Память — не воспоминание. Она больше человека. Она относится ко Времени и к языку: “Время воспоминаний пришло и ушло. / Начинается памяти время…” Язык — орудие воскрешения жизни, которым этот “кирзятник” (прозвище военных поэтов, данное им интеллектуальными диссидентами) владел с метафизической убедительностью.
Слова “метафизика” становится все труднее избегать в разговоре о современной поэзии. Оно приходит разными путями, все чаще звучит оценочно: поэт — тот, кто метафизик. А Слуцкий? Фаликов размышляет: “Метафизика темы? Он нередко уходил от нее, но знал ее, и она догоняла его.
Метафизика языка? Она была ему далека. Дальше, чем физика — плоть языка”.

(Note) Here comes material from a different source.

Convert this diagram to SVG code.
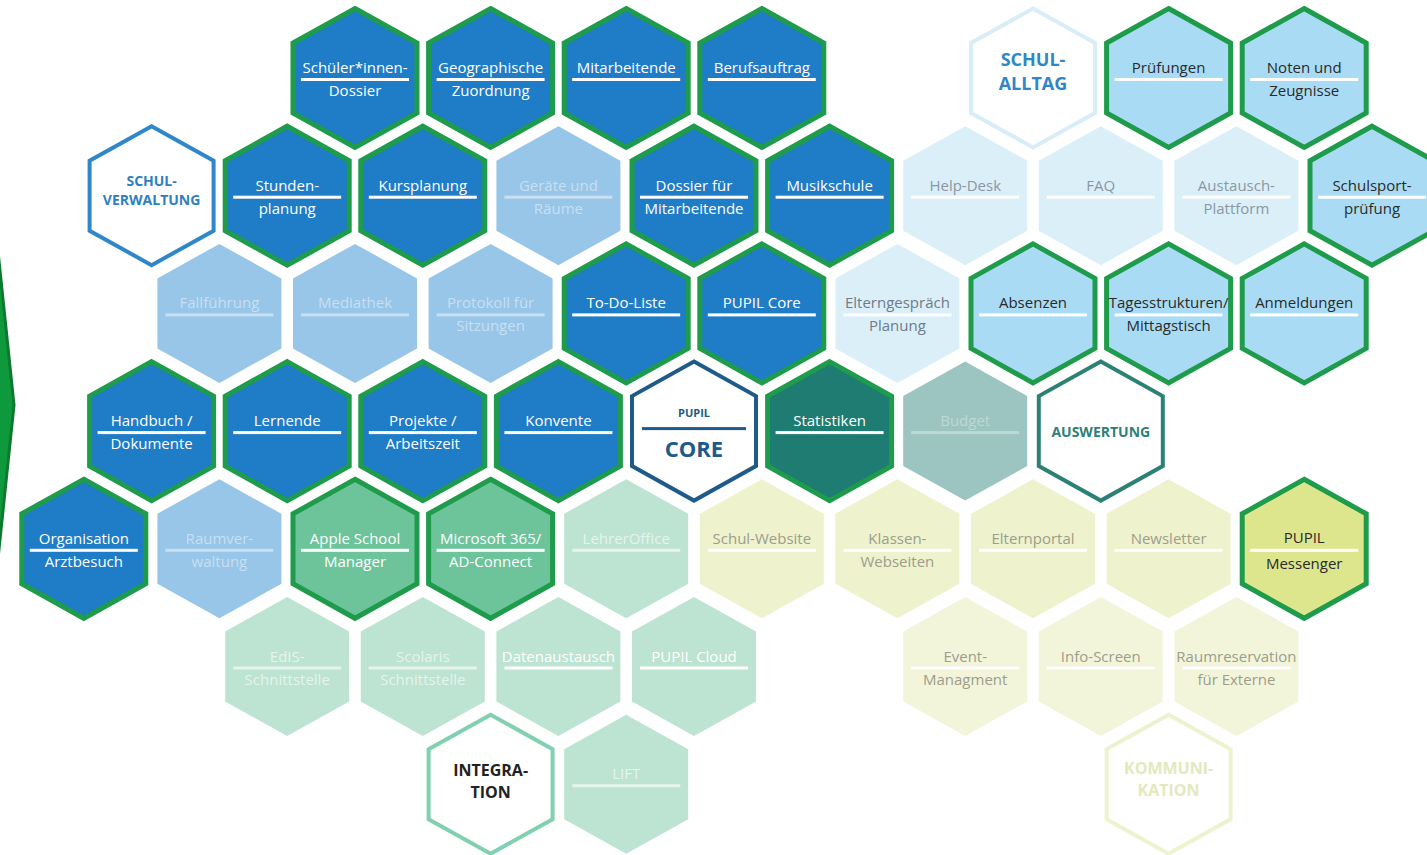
<svg xmlns="http://www.w3.org/2000/svg" xmlns:xlink="http://www.w3.org/1999/xlink" width="1427" height="855" viewBox="0 0 1427 855">
<defs>
<polygon id="hx" points="0,-69.5 62,-35 62,35 0,69.5 -62,35 -62,-35"/>
</defs>
<style>
use{stroke-linejoin:miter}
.dk{fill:#1f7cc7;stroke:#1e9b4b;stroke-width:5}
.dis{fill:#97c6e8}
.vl{fill:#dbeff9}
.al{fill:#a9dcf4;stroke:#1e9b4b;stroke-width:5}
.st{fill:#1e7c72;stroke:#1e9b4b;stroke-width:5}
.bu{fill:#9cc5c1}
.gm{fill:#6dc49b;stroke:#1e9b4b;stroke-width:5}
.lg{fill:#bde3d2}
.yl{fill:#eef2cd}
.yl2{fill:#f2f5da}
.ms{fill:#dde68c;stroke:#1e9b4b;stroke-width:5}
.cv{fill:#fff;stroke:#2f87c9;stroke-width:4}
.ca{fill:#fff;stroke:#d9edf9;stroke-width:4}
.cc{fill:#fff;stroke:#1e5a8a;stroke-width:4}
.cw{fill:#fff;stroke:#2c8177;stroke-width:4}
.ci{fill:#fff;stroke:#80d0b1;stroke-width:4}
.ck{fill:#fff;stroke:#eef2cf;stroke-width:4}
text{font-family:"Open Sans","Liberation Sans",sans-serif;text-anchor:middle}
.t{font-size:15px}
.b{font-weight:700}
.w{fill:#fff}
.fd{fill:#c9dff2}
.fg{fill:#8a97a2}
.fk{fill:#2a2a2a}
.fb{fill:#bcd9d6}
.fl{fill:#e6f4ed}
.fy{fill:#9d9d8c}
</style>
<g id="edge-hex"><polygon points="-4,232 14,405 -4,578" fill="#0e9a3c" stroke="#0b7a2e" stroke-width="3"/></g>
<g id="connectors"/>

<!-- Row 0 -->
<g id="schueler-dossier" transform="translate(355,78)"><use href="#hx" class="dk"/><text class="t w" y="-5">Schüler*innen-</text><rect class="w" x="-54" y="0" width="108" height="3"/><text class="t w" y="18">Dossier</text></g>
<g id="geographische-zuordnung" transform="translate(490.6,78)"><use href="#hx" class="dk"/><text class="t w" y="-5">Geographische</text><rect class="w" x="-54" y="0" width="108" height="3"/><text class="t w" y="18">Zuordnung</text></g>
<g id="mitarbeitende" transform="translate(626.2,78)"><use href="#hx" class="dk"/><text class="t w" y="-5">Mitarbeitende</text><rect class="w" x="-54" y="0" width="108" height="3"/></g>
<g id="berufsauftrag" transform="translate(761.8,78)"><use href="#hx" class="dk"/><text class="t w" y="-5">Berufsauftrag</text><rect class="w" x="-54" y="0" width="108" height="3"/></g>
<g id="schul-alltag" transform="translate(1033,78)"><use href="#hx" class="ca"/><text class="b" font-size="18" fill="#2f86c9" y="-12">SCHUL-</text><text class="b" font-size="18" fill="#2f86c9" y="12">ALLTAG</text></g>
<g id="pruefungen" transform="translate(1168.6,78)"><use href="#hx" class="al"/><text class="t fk" y="-5">Prüfungen</text><rect class="w" x="-54" y="0" width="108" height="3"/></g>
<g id="noten-zeugnisse" transform="translate(1304.2,78)"><use href="#hx" class="al"/><text class="t fk" y="-5">Noten und</text><rect class="w" x="-54" y="0" width="108" height="3"/><text class="t fk" y="18">Zeugnisse</text></g>

<!-- Row 1 -->
<g id="schul-verwaltung" transform="translate(151.6,195.7)"><use href="#hx" class="cv"/><text class="b" font-size="14" fill="#2f80c0" y="-10">SCHUL-</text><text class="b" font-size="14" fill="#2f80c0" y="9">VERWALTUNG</text></g>
<g id="stundenplanung" transform="translate(287.2,195.7)"><use href="#hx" class="dk"/><text class="t w" y="-5">Stunden-</text><rect class="w" x="-54" y="0" width="108" height="3"/><text class="t w" y="18">planung</text></g>
<g id="kursplanung" transform="translate(422.8,195.7)"><use href="#hx" class="dk"/><text class="t w" y="-5">Kursplanung</text><rect class="w" x="-54" y="0" width="108" height="3"/></g>
<g id="geraete-raeume" transform="translate(558.4,195.7)"><use href="#hx" class="dis"/><text class="t fd" y="-5">Geräte und</text><rect class="fd" x="-54" y="0" width="108" height="3"/><text class="t fd" y="18">Räume</text></g>
<g id="dossier-mitarbeitende" transform="translate(694,195.7)"><use href="#hx" class="dk"/><text class="t w" y="-5">Dossier für</text><rect class="w" x="-54" y="0" width="108" height="3"/><text class="t w" y="18">Mitarbeitende</text></g>
<g id="musikschule" transform="translate(829.6,195.7)"><use href="#hx" class="dk"/><text class="t w" y="-5">Musikschule</text><rect class="w" x="-54" y="0" width="108" height="3"/></g>
<g id="help-desk" transform="translate(965.2,195.7)"><use href="#hx" class="vl"/><text class="t fg" y="-5">Help-Desk</text><rect class="w" x="-54" y="0" width="108" height="3"/></g>
<g id="faq" transform="translate(1100.8,195.7)"><use href="#hx" class="vl"/><text class="t fg" y="-5">FAQ</text><rect class="w" x="-54" y="0" width="108" height="3"/></g>
<g id="austausch-plattform" transform="translate(1236.4,195.7)"><use href="#hx" class="vl"/><text class="t fg" y="-5">Austausch-</text><rect class="w" x="-54" y="0" width="108" height="3"/><text class="t fg" y="18">Plattform</text></g>
<g id="schulsportpruefung" transform="translate(1372,195.7)"><use href="#hx" class="al"/><text class="t fk" y="-5">Schulsport-</text><rect class="w" x="-54" y="0" width="108" height="3"/><text class="t fk" y="18">prüfung</text></g>

<!-- Row 2 -->
<g id="fallfuehrung" transform="translate(219.4,313.4)"><use href="#hx" class="dis"/><text class="t fd" y="-5">Fallführung</text><rect class="fd" x="-54" y="0" width="108" height="3"/></g>
<g id="mediathek" transform="translate(355,313.4)"><use href="#hx" class="dis"/><text class="t fd" y="-5">Mediathek</text><rect class="fd" x="-54" y="0" width="108" height="3"/></g>
<g id="protokoll-sitzungen" transform="translate(490.6,313.4)"><use href="#hx" class="dis"/><text class="t fd" y="-5">Protokoll für</text><rect class="fd" x="-54" y="0" width="108" height="3"/><text class="t fd" y="18">Sitzungen</text></g>
<g id="to-do-liste" transform="translate(626.2,313.4)"><use href="#hx" class="dk"/><text class="t w" y="-5">To-Do-Liste</text><rect class="w" x="-54" y="0" width="108" height="3"/></g>
<g id="pupil-core-modul" transform="translate(761.8,313.4)"><use href="#hx" class="dk"/><text class="t w" y="-5">PUPIL Core</text><rect class="w" x="-54" y="0" width="108" height="3"/></g>
<g id="elterngespraech" transform="translate(897.4,313.4)"><use href="#hx" class="vl"/><text class="t" fill="#6f7b86" y="-5">Elterngespräch</text><rect class="w" x="-54" y="0" width="108" height="3"/><text class="t" fill="#6f7b86" y="18">Planung</text></g>
<g id="absenzen" transform="translate(1033,313.4)"><use href="#hx" class="al"/><text class="t fk" y="-5">Absenzen</text><rect class="w" x="-54" y="0" width="108" height="3"/></g>
<g id="tagesstrukturen" transform="translate(1168.6,313.4)"><use href="#hx" class="al"/><text class="t fk" y="-5">Tagesstrukturen/</text><rect class="w" x="-54" y="0" width="108" height="3"/><text class="t fk" y="18">Mittagstisch</text></g>
<g id="anmeldungen" transform="translate(1304.2,313.4)"><use href="#hx" class="al"/><text class="t fk" y="-5">Anmeldungen</text><rect class="w" x="-54" y="0" width="108" height="3"/></g>

<!-- Row 3 -->
<g id="handbuch-dokumente" transform="translate(151.6,431.1)"><use href="#hx" class="dk"/><text class="t w" y="-5">Handbuch /</text><rect class="w" x="-54" y="0" width="108" height="3"/><text class="t w" y="18">Dokumente</text></g>
<g id="lernende" transform="translate(287.2,431.1)"><use href="#hx" class="dk"/><text class="t w" y="-5">Lernende</text><rect class="w" x="-54" y="0" width="108" height="3"/></g>
<g id="projekte-arbeitszeit" transform="translate(422.8,431.1)"><use href="#hx" class="dk"/><text class="t w" y="-5">Projekte /</text><rect class="w" x="-54" y="0" width="108" height="3"/><text class="t w" y="18">Arbeitszeit</text></g>
<g id="konvente" transform="translate(558.4,431.1)"><use href="#hx" class="dk"/><text class="t w" y="-5">Konvente</text><rect class="w" x="-54" y="0" width="108" height="3"/></g>
<g id="pupil-core" transform="translate(694,431.1)"><use href="#hx" class="cc"/><text class="b" font-size="11" fill="#1e5a8a" y="-14">PUPIL</text><rect fill="#1e5a8a" x="-52" y="-4" width="104" height="3"/><text class="b" font-size="22" fill="#1e5a8a" y="26">CORE</text></g>
<g id="statistiken" transform="translate(829.6,431.1)"><use href="#hx" class="st"/><text class="t w" y="-5">Statistiken</text><rect class="w" x="-54" y="0" width="108" height="3"/></g>
<g id="budget" transform="translate(965.2,431.1)"><use href="#hx" class="bu"/><text class="t fb" y="-5">Budget</text><rect class="fb" x="-54" y="0" width="108" height="3"/></g>
<g id="auswertung" transform="translate(1100.8,431.1)"><use href="#hx" class="cw"/><text class="b" font-size="14" fill="#2c8177" y="6">AUSWERTUNG</text></g>

<!-- Row 4 -->
<g id="organisation-arztbesuch" transform="translate(83.8,548.8)"><use href="#hx" class="dk"/><text class="t w" y="-5">Organisation</text><rect class="w" x="-54" y="0" width="108" height="3"/><text class="t w" y="18">Arztbesuch</text></g>
<g id="raumverwaltung" transform="translate(219.4,548.8)"><use href="#hx" class="dis"/><text class="t fd" y="-5">Raumver-</text><rect class="fd" x="-54" y="0" width="108" height="3"/><text class="t fd" y="18">waltung</text></g>
<g id="apple-school-manager" transform="translate(355,548.8)"><use href="#hx" class="gm"/><text class="t w" y="-5">Apple School</text><rect class="w" x="-54" y="0" width="108" height="3"/><text class="t w" y="18">Manager</text></g>
<g id="microsoft-365" transform="translate(490.6,548.8)"><use href="#hx" class="gm"/><text class="t w" y="-5">Microsoft 365/</text><rect class="w" x="-54" y="0" width="108" height="3"/><text class="t w" y="18">AD-Connect</text></g>
<g id="lehreroffice" transform="translate(626.2,548.8)"><use href="#hx" class="lg"/><text class="t fl" y="-5">LehrerOffice</text><rect class="fl" x="-54" y="0" width="108" height="3"/></g>
<g id="schul-website" transform="translate(761.8,548.8)"><use href="#hx" class="yl"/><text class="t fy" y="-5">Schul-Website</text><rect class="w" x="-54" y="0" width="108" height="3"/></g>
<g id="klassen-webseiten" transform="translate(897.4,548.8)"><use href="#hx" class="yl"/><text class="t fy" y="-5">Klassen-</text><rect class="w" x="-54" y="0" width="108" height="3"/><text class="t fy" y="18">Webseiten</text></g>
<g id="elternportal" transform="translate(1033,548.8)"><use href="#hx" class="yl"/><text class="t fy" y="-5">Elternportal</text><rect class="w" x="-54" y="0" width="108" height="3"/></g>
<g id="newsletter" transform="translate(1168.6,548.8)"><use href="#hx" class="yl"/><text class="t fy" y="-5">Newsletter</text><rect class="w" x="-54" y="0" width="108" height="3"/></g>
<g id="pupil-messenger" transform="translate(1304.2,548.8)"><use href="#hx" class="ms"/><text class="t fk" y="-6">PUPIL</text><rect class="w" x="-54" y="0" width="108" height="3"/><text class="t fk" y="20">Messenger</text></g>

<!-- Row 5 -->
<g id="edis-schnittstelle" transform="translate(287.2,666.5)"><use href="#hx" class="lg"/><text class="t fl" y="-5">EdIS-</text><rect class="fl" x="-54" y="0" width="108" height="3"/><text class="t fl" y="18">Schnittstelle</text></g>
<g id="scolaris-schnittstelle" transform="translate(422.8,666.5)"><use href="#hx" class="lg"/><text class="t fl" y="-5">Scolaris</text><rect class="fl" x="-54" y="0" width="108" height="3"/><text class="t fl" y="18">Schnittstelle</text></g>
<g id="datenaustausch" transform="translate(558.4,666.5)"><use href="#hx" class="lg"/><text class="t w" y="-5">Datenaustausch</text><rect class="w" x="-54" y="0" width="108" height="3"/></g>
<g id="pupil-cloud" transform="translate(694,666.5)"><use href="#hx" class="lg"/><text class="t w" y="-5">PUPIL Cloud</text><rect class="w" x="-54" y="0" width="108" height="3"/></g>
<g id="event-managment" transform="translate(965.2,666.5)"><use href="#hx" class="yl2"/><text class="t fy" y="-5">Event-</text><rect class="w" x="-54" y="0" width="108" height="3"/><text class="t fy" y="18">Managment</text></g>
<g id="info-screen" transform="translate(1100.8,666.5)"><use href="#hx" class="yl2"/><text class="t fy" y="-5">Info-Screen</text><rect class="w" x="-54" y="0" width="108" height="3"/></g>
<g id="raumreservation" transform="translate(1236.4,666.5)"><use href="#hx" class="yl2"/><text class="t fy" font-size="14" y="-5">Raumreservation</text><rect class="w" x="-54" y="0" width="108" height="3"/><text class="t fy" y="18">für Externe</text></g>

<!-- Row 6 -->
<g id="integration" transform="translate(490.6,784.2)"><use href="#hx" class="ci"/><text class="b" font-size="16" fill="#222" y="-8">INTEGRA-</text><text class="b" font-size="16" fill="#222" y="14">TION</text></g>
<g id="lift" transform="translate(626.2,784.2)"><use href="#hx" class="lg"/><text class="t fl" y="-5">LIFT</text><rect class="fl" x="-54" y="0" width="108" height="3"/></g>
<g id="kommunikation" transform="translate(1168.6,784.2)"><use href="#hx" class="ck"/><text class="b" font-size="16" fill="#e4e9bd" y="-10">KOMMUNI-</text><text class="b" font-size="16" fill="#e4e9bd" y="12">KATION</text></g>
</svg>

Критическая цитата в данном случае легко поддается записи со стихотворной разбивкой строки: “Метафизика языка, / Она была ему далека…” Интонационное влияние Слуцкого? Во всяком случае, давняя формула Слуцкого, пусть и в отредактированном виде, с поразительной точностью задает тему для размышления о современном состоянии нашей поэзии: “метафизики и лирики”. Еще один повод — вспомнить о Слуцком и осознать важность его присутствия и его, увы, по сей день непрочитанность.